━━━ Given data ━━━

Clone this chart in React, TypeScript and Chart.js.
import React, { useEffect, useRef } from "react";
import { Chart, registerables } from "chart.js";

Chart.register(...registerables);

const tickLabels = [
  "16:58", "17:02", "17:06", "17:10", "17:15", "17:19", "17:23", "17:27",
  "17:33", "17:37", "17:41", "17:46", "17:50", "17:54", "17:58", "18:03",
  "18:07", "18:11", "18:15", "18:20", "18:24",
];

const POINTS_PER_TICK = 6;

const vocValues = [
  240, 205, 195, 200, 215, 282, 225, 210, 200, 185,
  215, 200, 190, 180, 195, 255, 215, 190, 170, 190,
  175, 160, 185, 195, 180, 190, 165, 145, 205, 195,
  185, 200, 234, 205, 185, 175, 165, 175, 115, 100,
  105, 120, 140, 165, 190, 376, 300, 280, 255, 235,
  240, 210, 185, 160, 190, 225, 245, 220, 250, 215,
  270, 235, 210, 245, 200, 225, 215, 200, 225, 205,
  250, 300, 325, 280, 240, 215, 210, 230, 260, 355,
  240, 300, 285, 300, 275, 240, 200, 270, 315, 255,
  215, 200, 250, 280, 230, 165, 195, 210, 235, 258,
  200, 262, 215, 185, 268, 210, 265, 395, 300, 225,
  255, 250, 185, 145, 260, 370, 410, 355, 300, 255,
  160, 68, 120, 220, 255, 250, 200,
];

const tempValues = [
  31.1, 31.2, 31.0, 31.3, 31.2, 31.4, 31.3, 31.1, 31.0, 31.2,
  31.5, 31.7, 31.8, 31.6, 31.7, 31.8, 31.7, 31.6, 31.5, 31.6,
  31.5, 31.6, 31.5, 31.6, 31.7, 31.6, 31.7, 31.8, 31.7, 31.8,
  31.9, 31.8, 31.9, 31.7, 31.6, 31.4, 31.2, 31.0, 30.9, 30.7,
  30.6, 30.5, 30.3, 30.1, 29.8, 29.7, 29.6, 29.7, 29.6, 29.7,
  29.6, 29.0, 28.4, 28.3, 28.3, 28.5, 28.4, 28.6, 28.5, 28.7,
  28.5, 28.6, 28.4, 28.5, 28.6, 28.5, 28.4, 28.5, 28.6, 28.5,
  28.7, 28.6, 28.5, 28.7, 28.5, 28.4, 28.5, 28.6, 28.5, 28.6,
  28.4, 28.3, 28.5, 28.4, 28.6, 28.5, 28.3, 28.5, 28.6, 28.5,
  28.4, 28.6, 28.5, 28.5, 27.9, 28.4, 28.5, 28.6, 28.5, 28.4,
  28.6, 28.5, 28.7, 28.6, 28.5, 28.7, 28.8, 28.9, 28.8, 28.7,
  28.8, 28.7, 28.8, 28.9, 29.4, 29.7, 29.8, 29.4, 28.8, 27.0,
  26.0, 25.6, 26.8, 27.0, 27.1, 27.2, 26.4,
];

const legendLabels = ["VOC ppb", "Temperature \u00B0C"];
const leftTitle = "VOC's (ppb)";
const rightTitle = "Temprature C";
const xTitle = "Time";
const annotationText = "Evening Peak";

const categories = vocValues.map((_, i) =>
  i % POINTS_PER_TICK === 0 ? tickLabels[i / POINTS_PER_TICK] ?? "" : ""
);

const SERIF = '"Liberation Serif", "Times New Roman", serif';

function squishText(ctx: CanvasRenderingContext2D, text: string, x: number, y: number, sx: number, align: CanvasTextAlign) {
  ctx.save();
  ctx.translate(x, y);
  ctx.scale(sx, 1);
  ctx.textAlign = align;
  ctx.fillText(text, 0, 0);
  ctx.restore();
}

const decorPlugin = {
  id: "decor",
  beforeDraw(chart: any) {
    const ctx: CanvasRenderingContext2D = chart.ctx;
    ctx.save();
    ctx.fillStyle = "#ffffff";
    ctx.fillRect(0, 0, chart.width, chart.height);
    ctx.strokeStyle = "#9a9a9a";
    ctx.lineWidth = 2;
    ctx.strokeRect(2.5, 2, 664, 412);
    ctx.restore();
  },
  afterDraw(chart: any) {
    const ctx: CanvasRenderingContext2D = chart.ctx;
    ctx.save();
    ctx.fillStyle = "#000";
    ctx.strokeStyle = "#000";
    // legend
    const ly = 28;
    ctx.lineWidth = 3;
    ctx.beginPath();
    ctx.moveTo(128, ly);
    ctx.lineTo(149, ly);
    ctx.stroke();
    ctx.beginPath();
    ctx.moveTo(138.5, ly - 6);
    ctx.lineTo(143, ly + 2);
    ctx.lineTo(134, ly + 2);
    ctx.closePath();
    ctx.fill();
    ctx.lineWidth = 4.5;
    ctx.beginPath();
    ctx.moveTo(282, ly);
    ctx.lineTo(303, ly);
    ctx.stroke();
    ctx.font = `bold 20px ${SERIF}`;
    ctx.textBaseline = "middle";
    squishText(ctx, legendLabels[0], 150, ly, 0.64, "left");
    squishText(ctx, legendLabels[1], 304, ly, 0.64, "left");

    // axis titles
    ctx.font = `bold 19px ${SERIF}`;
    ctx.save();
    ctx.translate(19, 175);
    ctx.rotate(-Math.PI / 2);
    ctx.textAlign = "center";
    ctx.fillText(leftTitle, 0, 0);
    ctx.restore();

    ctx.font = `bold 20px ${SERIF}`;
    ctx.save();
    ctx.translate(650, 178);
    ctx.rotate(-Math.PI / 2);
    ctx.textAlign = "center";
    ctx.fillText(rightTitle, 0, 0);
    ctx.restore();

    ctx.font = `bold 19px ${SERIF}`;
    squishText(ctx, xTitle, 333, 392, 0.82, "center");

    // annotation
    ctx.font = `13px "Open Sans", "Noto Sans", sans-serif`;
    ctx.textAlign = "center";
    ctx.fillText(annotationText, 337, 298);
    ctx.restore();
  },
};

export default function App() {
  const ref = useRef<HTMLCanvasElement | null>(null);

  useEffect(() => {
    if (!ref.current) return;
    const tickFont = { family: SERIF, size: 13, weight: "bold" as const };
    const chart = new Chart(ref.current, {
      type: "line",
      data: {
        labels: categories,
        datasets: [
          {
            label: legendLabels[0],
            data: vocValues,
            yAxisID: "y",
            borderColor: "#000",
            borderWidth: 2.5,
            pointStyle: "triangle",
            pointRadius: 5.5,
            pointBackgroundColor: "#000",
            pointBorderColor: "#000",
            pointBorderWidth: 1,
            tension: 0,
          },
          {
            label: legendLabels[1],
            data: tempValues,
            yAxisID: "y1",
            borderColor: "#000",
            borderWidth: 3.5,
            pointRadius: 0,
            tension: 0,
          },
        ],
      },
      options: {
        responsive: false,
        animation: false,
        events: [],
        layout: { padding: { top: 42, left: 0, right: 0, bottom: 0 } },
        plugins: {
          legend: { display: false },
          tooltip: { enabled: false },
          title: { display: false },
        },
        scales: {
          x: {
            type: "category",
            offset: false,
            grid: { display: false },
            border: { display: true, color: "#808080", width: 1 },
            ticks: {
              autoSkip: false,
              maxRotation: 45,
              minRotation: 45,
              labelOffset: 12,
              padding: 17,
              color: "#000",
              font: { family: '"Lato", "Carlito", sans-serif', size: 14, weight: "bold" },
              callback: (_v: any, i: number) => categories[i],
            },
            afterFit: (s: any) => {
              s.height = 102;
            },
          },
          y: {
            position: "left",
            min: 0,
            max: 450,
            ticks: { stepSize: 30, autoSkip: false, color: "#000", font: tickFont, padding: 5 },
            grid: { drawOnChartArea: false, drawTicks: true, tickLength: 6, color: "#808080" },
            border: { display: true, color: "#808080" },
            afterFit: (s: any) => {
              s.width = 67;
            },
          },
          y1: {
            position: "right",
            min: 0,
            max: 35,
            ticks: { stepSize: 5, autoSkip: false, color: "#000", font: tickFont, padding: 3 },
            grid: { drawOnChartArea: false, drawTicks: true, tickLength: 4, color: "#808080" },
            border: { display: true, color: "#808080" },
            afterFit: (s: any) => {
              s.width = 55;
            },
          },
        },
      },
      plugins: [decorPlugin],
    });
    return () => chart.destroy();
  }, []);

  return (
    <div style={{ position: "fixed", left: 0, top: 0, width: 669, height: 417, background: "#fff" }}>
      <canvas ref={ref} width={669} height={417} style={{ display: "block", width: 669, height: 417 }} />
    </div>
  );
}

━━━

Exercise directions: Quote the listing above from its first line to the line with "const POINTS_PER_TICK = 6;", inclusive, and add nothing.

Result:
Clone this chart in React, TypeScript and Chart.js.
import React, { useEffect, useRef } from "react";
import { Chart, registerables } from "chart.js";

Chart.register(...registerables);

const tickLabels = [
  "16:58", "17:02", "17:06", "17:10", "17:15", "17:19", "17:23", "17:27",
  "17:33", "17:37", "17:41", "17:46", "17:50", "17:54", "17:58", "18:03",
  "18:07", "18:11", "18:15", "18:20", "18:24",
];

const POINTS_PER_TICK = 6;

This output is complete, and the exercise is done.